The only genuine impact that can be made on employability, the will to work and the will and ability to innovate and create can only come, in any country, from radical social and political revision – and, to be successful, that takes more tine than any government can count on in the elected terms of office we have.

This means that we continually waste money on short term gestures and fail to address the sort of redirections we need, carefully and gradually, to devise, agree and implement.

In our view, the party system and the block adversarial ethos  – tied to terms of office – are long beyond the need of interrogation for their usefulness in current times.

Real change and focused growth will not come until we do that – and it won’t be anytime soon.
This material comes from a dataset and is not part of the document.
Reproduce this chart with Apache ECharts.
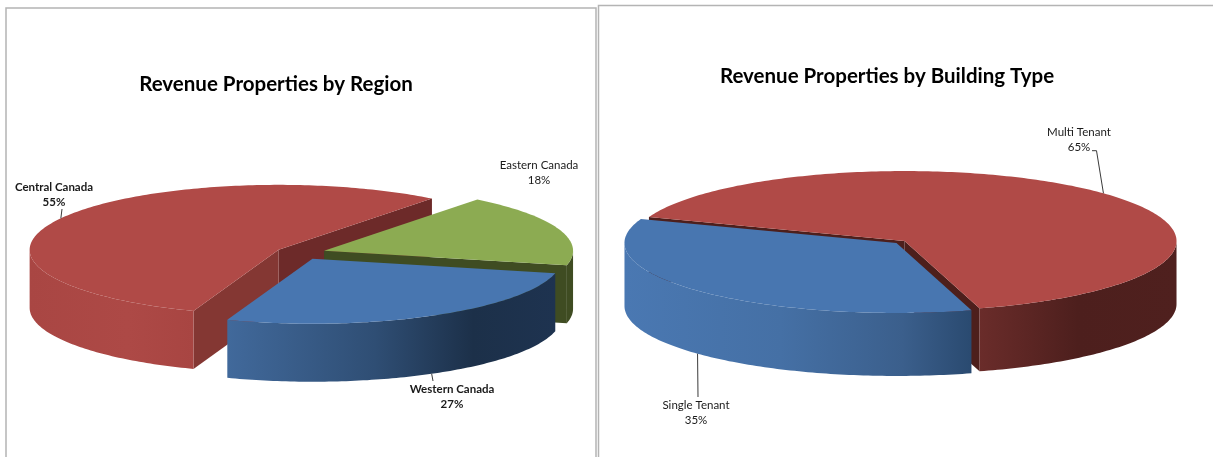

The UK and its constituent cultures tend to ‘hold on to nurse for fear of something worse’ – and that will be the challenge for the independence movement. No one can be sure, even the individual voters themselves, that in the privacy of the voting booth with the pencil hovering, the thought of nurse’s warm and familiar pocket may not be irresistible.

As a whole, these allocations can do little for growth. Post-2008, £33 million is starter pocket money. The best we can do is get into a secure holding pattern, which is effectively what this revision contributes to trying to do.

Political responses

First in – and we’ll add them as we get them – is Highlands and Islands SNP MSP, Mike Mackenzie.

‘This funding announcement is one that very clearly confirms that economic recovery and job creation are right at the top of the SNP government’s priorities.

‘The allocation of this funding is designed to ensure that every pound spent gets the maximum result when it comes to tackling unemployment in Scotland and investing in economic growth.

‘Individually, these allocations bring a great deal to welcome. I am particularly pleased to see the very significant additional investment in employability programmes, which will be of enormous importance in ensuring that people who have lost their jobs in the recession get the skills and support they need to get back to work as quickly as possible.

‘Taken as a whole, these allocations add up to a significant investment in Scotland’s economic recovery and jobs for the Scottish people. If the Scottish Government had the full range of financial and economic levers at its disposal it could do even more to support these priorities.’